** start of Recorded information **

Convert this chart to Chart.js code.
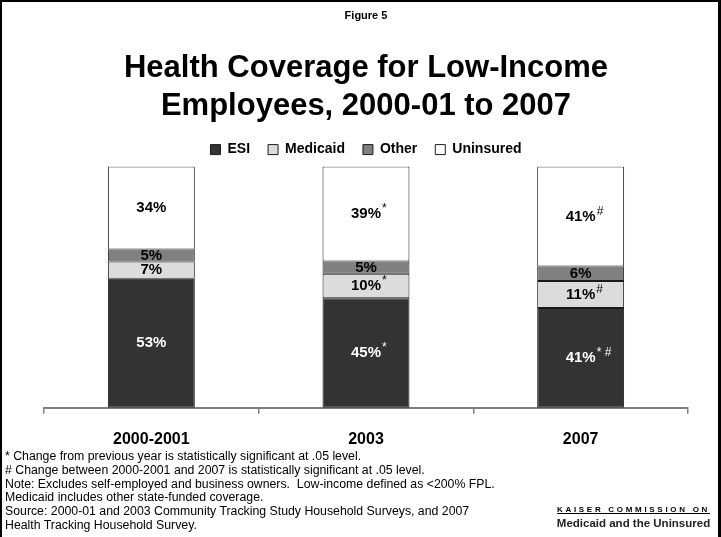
<!DOCTYPE html>
<html>
<head>
<meta charset="utf-8">
<script src="https://cdn.jsdelivr.net/npm/chart.js@4.4.1/dist/chart.umd.min.js"></script>
<style>
  html, body { margin: 0; padding: 0; background: #fff; }
  #frame {
    position: relative; width: 721px; height: 537px; box-sizing: border-box;
    border-left: 2px solid #000; border-top: 2px solid #000; border-right: 3px solid #000;
    overflow: hidden;
    font-family: "Liberation Sans", Arial, sans-serif;
  }
  #chart { position: absolute; left: -2px; top: -2px; }
  #notes {
    position: absolute; left: 3px; top: 448px;
    font-size: 12.3px; line-height: 13.8px; color: #000; white-space: nowrap;
  }
  #logo { position: absolute; left: 553px; top: 501px; text-align: center; width: 157px; }
  #logo .top {
    font-size: 8px; font-weight: bold; letter-spacing: 2.7px; text-decoration: underline;
    line-height: 13px; white-space: nowrap;
  }
  #logo .bottom {
    font-size: 11.5px; font-weight: bold; line-height: 14px; color: #222; white-space: nowrap;
  }
</style>
</head>
<body>
<div id="frame">
  <canvas id="chart" width="721" height="537"></canvas>
  <div id="notes">
    * Change from previous year is statistically significant at .05 level.<br>
    # Change between 2000-2001 and 2007 is statistically significant at .05 level.<br>
    Note: Excludes self-employed and business owners.&nbsp; Low-income defined as &lt;200% FPL.<br>
    Medicaid includes other state-funded coverage.<br>
    Source: 2000-01 and 2003 Community Tracking Study Household Surveys, and 2007<br>
    Health Tracking Household Survey.
  </div>
  <div id="logo">
    <div class="top">KAISER COMMISSION ON</div>
    <div class="bottom">Medicaid and the Uninsured</div>
  </div>
</div>
<script>
var years = ["2000-2001", "2003", "2007"];

var esi = [53, 45, 41];
var medicaid = [7, 10, 11];
var other = [5, 5, 6];
var uninsured = [34, 39, 41];

// significance marks printed after each value
var esiMarks = ["", "*", "* #"];
var medicaidMarks = ["", "*", "#"];
var otherMarks = ["", "", ""];
var uninsuredMarks = ["", "*", "#"];

Chart.defaults.font.family = '"Liberation Sans", Arial, sans-serif';
Chart.defaults.color = "#000";

var segLabels = {
  id: "segLabels",
  afterDatasetsDraw: function(chart) {
    var ctx = chart.ctx;
    ctx.save();
    ctx.textBaseline = "middle";
    chart.data.datasets.forEach(function(ds, di) {
      var meta = chart.getDatasetMeta(di);
      meta.data.forEach(function(bar, i) {
        var txt = ds.data[i] + "%";
        var y = (bar.y + bar.base) / 2;
        ctx.fillStyle = ds.labelColor;
        ctx.font = "bold 15px " + Chart.defaults.font.family;
        var w = ctx.measureText(txt).width;
        ctx.textAlign = "center";
        ctx.fillText(txt, bar.x, y);
        var mark = ds.marks[i];
        if (mark) {
          ctx.font = "12px " + Chart.defaults.font.family;
          ctx.textAlign = "left";
          ctx.fillText(mark, bar.x + w / 2 + 1, y - 5);
        }
      });
    });
    ctx.restore();
  }
};

new Chart(document.getElementById("chart"), {
  type: "bar",
  data: {
    labels: years,
    datasets: [
      { label: "ESI", data: esi, marks: esiMarks, labelColor: "#fff",
        backgroundColor: "#333333" },
      { label: "Medicaid", data: medicaid, marks: medicaidMarks, labelColor: "#000",
        backgroundColor: "#dcdcdc" },
      { label: "Other", data: other, marks: otherMarks, labelColor: "#000",
        backgroundColor: "#808080" },
      { label: "Uninsured", data: uninsured, marks: uninsuredMarks, labelColor: "#000",
        backgroundColor: "#ffffff" }
    ]
  },
  options: {
    responsive: false,
    animation: false,
    datasets: {
      bar: {
        borderColor: "#1a1a1a", borderWidth: 1, borderSkipped: false,
        categoryPercentage: 1, barPercentage: 0.405
      }
    },
    layout: { padding: { left: 44, right: 33, top: 0, bottom: 72 } },
    plugins: {
      title: {
        display: true, text: "Figure 5",
        font: { size: 11, weight: "bold" },
        padding: { top: 9, bottom: 0 }
      },
      subtitle: {
        display: true,
        text: ["Health Coverage for Low-Income", "Employees, 2000-01 to 2007"],
        color: "#000",
        font: { size: 31, weight: "bold", lineHeight: 1.2 },
        padding: { top: 28, bottom: 0 }
      },
      legend: {
        labels: {
          boxWidth: 10, boxHeight: 10, padding: 18,
          font: { size: 14, weight: "bold" }
        }
      },
      tooltip: { enabled: false }
    },
    scales: {
      x: {
        stacked: true,
        grid: { display: true, drawOnChartArea: false, drawTicks: true, tickLength: 6,
                color: "#808080", lineWidth: 1.5 },
        border: { display: true, color: "#808080", width: 2 },
        ticks: { padding: 16, font: { size: 16, weight: "bold" }, color: "#000" }
      },
      y: {
        stacked: true, display: false, min: 0, max: 99
      }
    }
  },
  plugins: [segLabels]
});
</script>
</body>
</html>
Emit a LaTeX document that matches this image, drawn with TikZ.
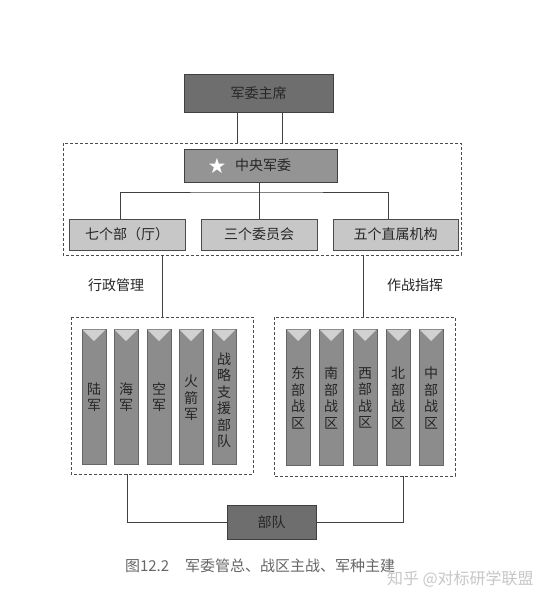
\documentclass[tikz,border=0pt]{standalone}
\usepackage{fontspec}
\setmainfont{Noto Sans CJK SC}
\newfontfamily\symfont{DejaVu Sans}
\begin{document}
\begin{tikzpicture}[x=1pt,y=-1pt,
  every node/.style={inner sep=0pt,outer sep=0pt},
  darkbox/.style={draw=black!75,line width=0.8pt,fill=black!57,font=\fontsize{14}{14}\selectfont,text=black!85},
  midbox/.style={draw=black!75,line width=0.8pt,fill=black!42,font=\fontsize{14}{14}\selectfont,text=black!85},
  lightbox/.style={draw=black!70,line width=0.8pt,fill=black!22,font=\fontsize{14}{14}\selectfont,text=black!85},
  bar/.style={draw=black!60,line width=0.6pt,fill=black!45},
  tri/.style={fill=black!18,draw=none},
  vtext/.style={font=\fontsize{14}{16.5}\selectfont,text=black!85,align=center},
  dashbox/.style={draw=black!70,dashed,line width=0.6pt,dash pattern=on 3pt off 2pt},
  conn/.style={draw=black!75,line width=0.8pt},
  lbl/.style={font=\fontsize{14}{14}\selectfont,text=black!85}
]
\useasboundingbox (0,0) rectangle (554,602);
\fill[white] (0,0) rectangle (554,602);

% top box
\node[darkbox,minimum width=149pt,minimum height=38pt] (chair) at (258.5,93) {军委主席};

% dashed group top
\draw[dashbox] (63,143) rectangle (461,255);
\coordinate (dt1) at (237,143);
\coordinate (dt2) at (282,143);
\draw[conn] (chair.south -| dt1) -- (dt1);
\draw[conn] (chair.south -| dt2) -- (dt2);

\node[midbox,minimum width=153pt,minimum height=33pt] (cmc) at (260.5,165.5) {\hspace*{5pt}中央军委};
\node[text=white,font=\symfont\fontsize{21}{21}\selectfont] (star) at (217,165.5) {★};

\node[lightbox,minimum width=116pt,minimum height=31pt] (qg) at (127,234.5) {七个部（厅）};
\node[lightbox,minimum width=116pt,minimum height=31pt] (sw) at (259,234.5) {三个委员会};
\node[lightbox,minimum width=125pt,minimum height=31pt] (wz) at (395.5,234.5) {五个直属机构};

\coordinate (hb) at (259,192);
\draw[conn] (cmc.south -| hb) -- (hb);
\draw[conn] (qg.north -| 120,0) |- (hb) -| (wz.north -| 388,0);
\draw[conn] (hb) -- (sw.north);

% labels
\node[lbl] (xz) at (116,285) {行政管理};
\node[lbl] (zz) at (415,285) {作战指挥};

% lower dashed boxes
\draw[dashbox] (71,317) rectangle (253,474);
\draw[dashbox] (274,317) rectangle (455,476);
\coordinate (l1) at (162,317);
\coordinate (r1) at (363,317);
\draw[conn] (l1 |- 0,255) -- (l1);
\draw[conn] (r1 |- 0,255) -- (r1);

% bars left
\foreach \x in {82,114,147,179,212}{
  \draw[bar] (\x,329) rectangle ++(24,135);
  \fill[tri] (\x+0.5,329.5) -- (\x+23.5,329.5) -- (\x+12,341) -- cycle;
}
\node[vtext] (b1) at (94,397) {陆\\军};
\node[vtext] (b2) at (126,397) {海\\军};
\node[vtext] (b3) at (159,397) {空\\军};
\node[vtext] (b4) at (191,398) {火\\箭\\军};
\node[vtext] (b5) at (224,400) {战\\略\\支\\援\\部\\队};

% bars right
\foreach \x in {286,319,353,386,419}{
  \draw[bar] (\x,329) rectangle ++(24,136);
  \fill[tri] (\x+0.5,329.5) -- (\x+23.5,329.5) -- (\x+12,341) -- cycle;
}
\node[vtext] (c1) at (298,398) {东\\部\\战\\区};
\node[vtext] (c2) at (331,398) {南\\部\\战\\区};
\node[vtext] (c3) at (365,398) {西\\部\\战\\区};
\node[vtext] (c4) at (398,398) {北\\部\\战\\区};
\node[vtext] (c5) at (431,398) {中\\部\\战\\区};

% bottom
\node[darkbox,minimum width=89pt,minimum height=34pt] (bd) at (271.5,522) {部队};
\coordinate (bl) at (127,474);
\coordinate (br) at (403,476);
\draw[conn] (bl) |- (bd.west);
\draw[conn] (br) |- (bd.east);

% caption
\node[anchor=west,font=\fontsize{15}{15}\selectfont,text=black!60] (cap) at (125,566) {图12.2\hspace{16pt}军委管总、战区主战、军种主建};
\node[anchor=west,font=\fontsize{16}{16}\selectfont,text=black!22] (wm) at (387,579) {知乎 @对标研学联盟};
\end{tikzpicture}
\end{document}
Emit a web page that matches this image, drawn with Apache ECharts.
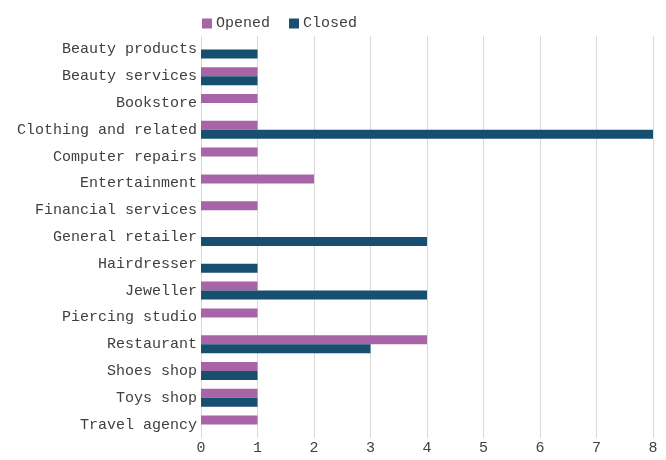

** end of Recorded information **

§ Directions:
Which lines include the word "matches"? List them all.

§ The completed task:
Emit a LaTeX document that matches this image, drawn with TikZ.
Emit a web page that matches this image, drawn with Apache ECharts.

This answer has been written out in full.